E’ molto singolare che proprio le organizzazioni sindacali, che hanno sollecitato e condiviso le modifiche apportate al Senato all’articolo 9, comma 23, del Decreto Legge 31 maggio 2010, n.78, non si siano preoccupate di chiarire il significato reale di quanto la legge di conversione prevede in materia di blocco degli scatti di carriera di tutto il personale della scuola nel triennio 2010-2012.
In realtà più che di blocco si deve parlare di cancellazione permanente del suddetto triennio dal computo dell’anzianità utile per i passaggi stipendiali e quindi in definitiva di uno slittamento di tre anni del passaggio nella classe stipendiale successiva. Per essere chiari: si determina nella carriera di quasi un milione di dipendenti un buco permanente. Tre anni di lavoro che non conterranno più. Se c’è il buco c’è anche la relativa banda che lo ha ideato o favorito e sarà utile cominciare ad incorniciarne i componenti entro un opportuno quadretto celebrativo.

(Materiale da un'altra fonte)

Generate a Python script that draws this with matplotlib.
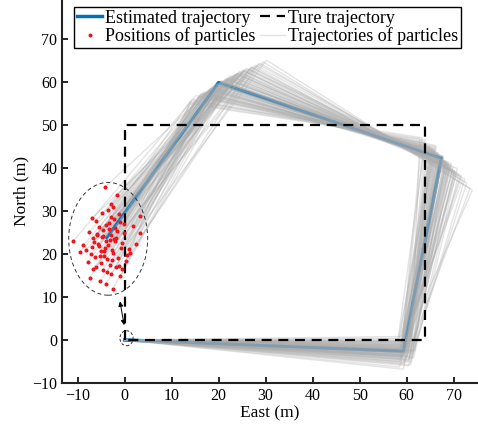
import numpy as np
import matplotlib
matplotlib.use("Agg")
import matplotlib.pyplot as plt
from matplotlib.patches import Ellipse

plt.rcParams['font.family'] = ['Liberation Serif', 'DejaVu Serif']
plt.rcParams['font.size'] = 11

# true (reference) trajectory
true_x = [0, 0, 64, 64, 0]
true_y = [0, 50, 50, 0, 0]

# estimated trajectory
est_x = [0, 59.3, 67.4, 20.0, -3.8]
est_y = [0, -2.6, 42.2, 59.8, 23.8]

# final positions of particles
dots_x = [-4.1, -1.6, -3.0, -2.5, -6.9, 3.3, -7.6, -10.9, 3.2, -6.7,
          -7.4, -2.5, -1.2, -0.5, -4.8, -5.6, -3.3, -2.0, -0.8, 0.6,
          -5.9, -4.4, -3.7, -1.9, -6.3, -8.2, -2.8, -4.0, -5.1, -0.2,
          1.1, -3.5, -4.6, -2.2, -6.0, -7.0, -1.4, -3.1, -5.4, 0.3,
          -2.6, -4.9, -3.8, -1.0, -6.6, -5.2, -2.9, -0.6, -4.3, -3.6,
          -8.8, -7.8, 1.8, 2.4, -1.7, -5.8, -4.2, -3.2, -2.4, -6.2,
          -3.9, -0.9, -5.0, -1.3, -4.7, -2.1, -7.2, -3.4, -0.1, -5.5,
          -6.8, -2.7, -4.5, 0.9, -1.8, -3.0, -5.3, -9.5, -2.3, -4.0]
dots_y = [35.6, 33.6, 31.7, 30.8, 28.3, 28.8, 25.0, 23.0, 24.8, 16.6,
          14.4, 11.8, 17.2, 16.5, 29.5, 22.4, 27.1, 26.0, 21.3, 19.8,
          24.3, 20.6, 18.9, 23.7, 19.2, 20.9, 15.4, 26.8, 17.8, 24.9,
          20.3, 22.1, 25.6, 28.0, 17.0, 21.7, 19.1, 23.3, 26.2, 18.4,
          21.0, 23.9, 15.9, 27.4, 22.8, 13.6, 24.5, 22.6, 19.5, 30.2,
          22.0, 18.0, 26.5, 22.3, 25.3, 24.7, 21.4, 17.5, 20.1, 27.7,
          23.1, 14.8, 20.7, 29.3, 16.2, 22.9, 19.9, 25.9, 26.9, 21.9,
          23.6, 18.6, 24.1, 21.2, 16.9, 28.6, 19.4, 20.4, 23.4, 13.0]

# turning points of each particle trajectory
c1x = [59.2, 60.1, 58.7, 59.8, 60.5, 59.0, 61.2, 58.3, 59.6, 60.8,
       59.4, 58.9, 60.3, 59.1, 61.5, 59.7, 58.5, 60.0, 59.3, 60.6,
       58.8, 59.9, 60.2, 59.5, 58.1, 60.9, 59.0, 61.0, 59.6, 58.6,
       60.4, 59.2, 59.8, 58.4, 60.7, 59.3, 61.8, 59.1, 60.1, 58.9,
       59.7, 60.3, 58.7, 59.4, 60.0, 61.3, 59.5, 58.2, 60.5, 59.9,
       59.0, 60.8, 58.6, 59.6, 60.2, 59.3, 58.9, 61.1, 59.8, 60.4,
       59.1, 58.5, 60.6, 59.7, 59.2, 60.0, 58.8, 61.4, 59.5, 60.1,
       58.3, 59.9, 60.7, 59.4, 58.7, 60.3, 59.6, 61.6, 59.0, 60.2]
c1y = [-2.1, -3.5, -0.8, -2.9, -4.6, -1.7, -3.1, 0.4, -2.4, -5.2,
       -1.2, -3.8, -2.6, -0.3, -4.1, -2.0, -6.3, -1.5, -3.3, -2.7,
       0.8, -4.4, -1.9, -3.0, -2.3, -5.8, -0.6, -3.6, -1.1, -2.8,
       -4.9, -2.2, -0.1, -3.4, -1.6, -6.8, -2.5, -3.9, -1.3, -4.2,
       -2.0, -0.9, -3.2, -5.5, -1.8, -2.6, -3.7, 0.2, -4.7, -2.4,
       -1.4, -3.0, -5.0, -0.5, -2.9, -3.5, -1.0, -4.3, -2.1, -6.0,
       -1.7, -3.3, -0.7, -2.8, -4.0, -1.9, -3.6, -2.3, -5.3, -1.2,
       -2.7, -0.4, -3.9, -1.5, -4.5, -2.2, -3.1, -0.2, -2.5, -3.8]
c2x = [67.1, 68.9, 65.4, 66.8, 70.2, 64.9, 69.5, 66.1, 67.7, 72.4,
       65.8, 68.3, 66.5, 63.7, 71.1, 67.3, 69.9, 66.0, 68.6, 64.5,
       67.9, 73.5, 66.3, 68.1, 65.1, 70.8, 67.5, 62.8, 69.2, 66.7,
       68.4, 65.6, 71.7, 67.0, 64.2, 69.7, 66.9, 68.8, 65.3, 70.4,
       67.4, 66.2, 74.0, 68.0, 65.9, 69.1, 67.8, 63.9, 70.0, 66.6,
       68.5, 65.0, 67.2, 71.4, 66.4, 69.4, 64.7, 68.2, 67.6, 72.8,
       65.7, 68.7, 66.8, 69.8, 67.0, 64.0, 70.6, 66.1, 68.1, 65.5,
       71.9, 67.3, 69.0, 66.0, 63.3, 68.9, 67.7, 70.3, 65.2, 67.5]
c2y = [42.3, 40.8, 44.1, 41.6, 39.2, 43.5, 41.0, 45.2, 42.7, 37.4,
       43.9, 40.3, 42.0, 46.1, 38.6, 41.9, 40.0, 44.6, 41.3, 43.0,
       42.5, 35.2, 44.9, 40.7, 43.7, 39.8, 42.1, 46.8, 40.5, 43.3,
       41.1, 44.4, 38.1, 42.9, 45.5, 39.5, 42.2, 40.9, 44.0, 38.9,
       42.6, 43.8, 34.8, 41.5, 44.3, 40.2, 42.4, 45.8, 39.0, 43.1,
       41.4, 44.7, 42.8, 37.9, 43.6, 40.6, 45.0, 41.2, 42.0, 36.5,
       44.2, 40.4, 43.4, 39.7, 42.3, 46.4, 38.4, 43.0, 41.7, 44.8,
       37.1, 42.5, 40.1, 43.2, 47.0, 41.0, 42.7, 39.3, 44.5, 41.8]
c3x = [19.5, 22.8, 16.9, 20.7, 25.4, 18.1, 23.6, 15.2, 21.3, 27.9,
       17.6, 22.1, 19.9, 14.3, 26.2, 20.4, 24.7, 16.3, 21.8, 18.6,
       20.1, 29.5, 15.8, 22.5, 18.9, 25.9, 19.3, 13.7, 24.0, 17.2,
       21.6, 16.6, 27.0, 20.0, 15.5, 24.3, 19.7, 23.1, 17.9, 26.6,
       20.9, 18.3, 30.2, 21.1, 16.0, 23.9, 20.5, 14.8, 25.1, 18.7,
       22.3, 17.0, 19.4, 28.4, 18.0, 24.5, 15.9, 22.7, 20.2, 28.8,
       17.4, 23.3, 19.1, 25.6, 20.6, 14.0, 26.9, 18.4, 21.5, 16.4,
       27.4, 20.3, 23.8, 18.2, 13.9, 22.0, 20.8, 25.2, 16.7, 21.0]
c3y = [59.4, 61.2, 57.6, 60.1, 62.5, 58.3, 61.7, 56.8, 60.4, 63.8,
       57.9, 61.0, 59.6, 55.9, 62.9, 59.9, 62.0, 57.2, 60.8, 58.6,
       59.1, 64.6, 56.5, 61.4, 58.9, 63.1, 59.3, 55.1, 61.9, 57.5,
       60.6, 57.0, 63.4, 59.7, 56.2, 62.2, 59.0, 61.5, 58.1, 63.0,
       60.0, 58.4, 65.0, 60.3, 56.9, 61.8, 59.8, 55.6, 62.7, 58.8,
       60.9, 57.4, 59.5, 64.1, 58.0, 62.4, 56.6, 61.1, 59.2, 64.3,
       57.7, 61.6, 58.7, 62.8, 60.2, 54.8, 63.3, 58.5, 60.7, 57.3,
       63.6, 59.6, 61.9, 58.2, 55.4, 60.5, 60.0, 62.6, 57.1, 59.9]

fig = plt.figure(figsize=(4.78, 4.33), dpi=100)
ax = fig.add_axes([0.130, 0.1155, 0.868, 0.8845])

# estimated trajectory: solid under the particle cloud, faint copy on top
ax.plot(est_x, est_y, color='#0072BD', lw=2.5, label='Estimated trajectory', zorder=2)
ax.plot(est_x, est_y, color='#0072BD', lw=2.0, alpha=0.22, zorder=3.5)
ax.plot(true_x, true_y, color='k', lw=1.6, ls=(0, (4.5, 3)), label='Ture trajectory', zorder=4)
for i in range(len(dots_x)):
    px = [0, c1x[i], c2x[i], c3x[i], dots_x[i]]
    py = [0, c1y[i], c2y[i], c3y[i], dots_y[i]]
    ax.plot(px, py, color=(0.68, 0.68, 0.68), alpha=0.33, lw=1.0, zorder=3,
            label='Trajectories of particles' if i == 0 else None)
ax.plot(dots_x, dots_y, ls='none', marker='o', ms=1.9, color='#f0141e',
        label='Positions of particles', zorder=5)

# circled regions and arrow
ax.add_patch(Ellipse((-3.5, 23.5), 16.8, 26.2, fill=False, ls=(0, (4, 3)),
                     lw=0.7, ec='#333333', zorder=6))
ax.add_patch(Ellipse((0.4, 0.4), 2.8, 3.5, fill=False, ls=(0, (3, 2)),
                     lw=0.7, ec='#333333', zorder=6))
ax.annotate('', xy=(0.0, 2.8), xytext=(-1.1, 9.6),
            arrowprops=dict(arrowstyle='<|-|>', color='k', lw=0.7,
                            mutation_scale=7), zorder=6)

ax.set_xlim(-13.3, 75)
ax.set_ylim(-10, 79)
ax.set_xticks(np.arange(-10, 71, 10))
ax.set_yticks(np.arange(-10, 71, 10))
ax.tick_params(direction='in', length=4, width=1.2, colors='k', labelsize=11.5)
for s in ['top', 'right']:
    ax.spines[s].set_visible(False)
for s in ['left', 'bottom']:
    ax.spines[s].set_linewidth(1.5)
    ax.spines[s].set_color('#222222')
ax.set_xlabel('East (m)', fontsize=12.5, labelpad=1)
ax.set_ylabel('North (m)', fontsize=12.5, labelpad=2)

h, l = ax.get_legend_handles_labels()
order = [l.index('Estimated trajectory'), l.index('Positions of particles'),
         l.index('Ture trajectory'), l.index('Trajectories of particles')]
leg = ax.legend([h[k] for k in order], [l[k] for k in order], ncol=2,
                loc='upper left', bbox_to_anchor=(0.029, 0.982), fontsize=13,
                frameon=True, fancybox=False, edgecolor='k', framealpha=1,
                handlelength=1.4, handletextpad=0.15, columnspacing=0.25,
                borderpad=0.15, labelspacing=0.05, borderaxespad=0)
leg.get_frame().set_linewidth(1.0)
leg.set_zorder(10)

fig.savefig('out.png', dpi=100)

Infatti anche con l’emendamento aggiuntivo al testo originale dell’art.8, comma 14, con cui sono state indicate le modalità per individuare la destinazione delle risorse già assegnate alle “premialità” dall’art.64 comma 9 delle legge 133/08, continua ad essere giuridicamente negato il diritto del personale della scuola al conseguimento degli scatti retributivi secondo le modalità contrattuali vigenti e continua ad essere esclusa la validità strutturale, ai fini della carriera del medesimo, del triennio 2010-2012. A controprova di questo assunto sta il fatto che sono stati respinti gli emendamenti che sopprimevano il famigerato comma 23 dell‘articolo 9. Se lo si fosse soppresso destinando alla relativa copertura finanziaria la parte necessaria delle risorse recuperabili dall’art.64 suddetto, tutto sarebbe satto più chiaro e certo. Il fatto che ciò non sia avvenuto deve pur significare qualche cosa!

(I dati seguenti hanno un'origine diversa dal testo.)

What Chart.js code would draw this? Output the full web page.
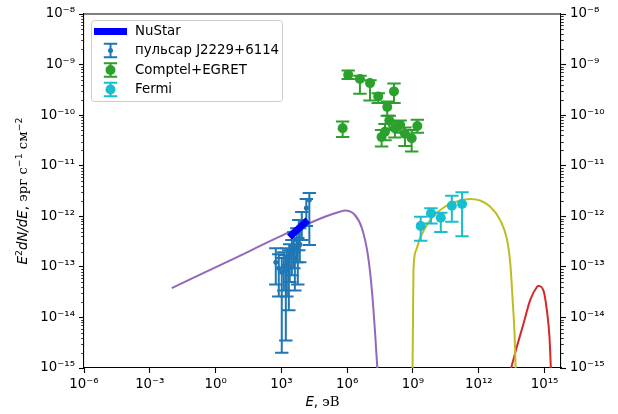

Tale previsione comporta in termini finanziari, come stabilito dalla relazione tecnica al decreto, per la sola categoria dei dipendenti del comparto scuola, un grave danno economico, corrispondente ad un risparmio della spesa pubblica al 2047 di 18,72 miliardi di euro. Ciò significherà, nel 2011, una riduzione annua, al lordo di 320 milioni, che diventeranno 640 nel 2012; 960 nel 2013 nel 2014 e nel 2015; 800 nel 2016-17-18-19-20-21 e così via modulando negli anni fino al concorrere nel 2047 a
determinare la cifra indicata che da sola vale quasi quanto una legge finanziaria.
Tale taglio è rimasto pienamente in vigore anche dopo la modifica apportata all’art.8 comma 14 del Decreto legge iniziale che si limita a stabilire che la destinazione delle risorse di cui all’art.64, comma 9, della legge 133/08 sarà regolata, con decreto di natura non regolamentare, dal ministro dell’istruzione, dell’università e della ricerca di concerto con il ministro dell’economia e delle finanze.
Tali riduzioni di spesa pubblica sono indubitabilmente rimaste nella stesura attuale della legge di conversione del Decreto legge n.78/10 e la diversa destinazione delle risorse, spostamento dal merito alla copertura del buco, prevista all’art. 8 comma 14 emendato, non ha alcuna relazione con la loro riaffermata permanenza nell’ambito della manovra prefigurata dal decreto. Si tratterà, nella migliore delle ipotesi, di un’ erogazione in forme inedite, di una sorta di indennità ad personam sostitutiva del valore economico sottratto nel triennio, ai dipendenti della scuola dal comma 23. Non è inoltre assolutamente chiaro quello che potrà accadere al momento in cui i i dipendenti dovrebbero percepire un nuovo scatto retributivo, considerando virtualmente salva la validità del triennio cancellato. Un emendamento del PD in commissione che precisava il recupero permanente di tale diritto per tutta la carriera non è stato preso in considerazione dalla maggioranza.
I lavoratori della scuola dovranno quindi impegnarsi nelle prossime vertenze, per i rinnovi contrattuali, per legge solo dopo il 2012, per ottenere che, in applicazione dell’art.2 comma 2, del D.l-vo n.165/2001, risulti espressamente disapplicato quanto previsto dall’art.9, comma 23 del Decreto Legge 31 maggio 2010, n.78.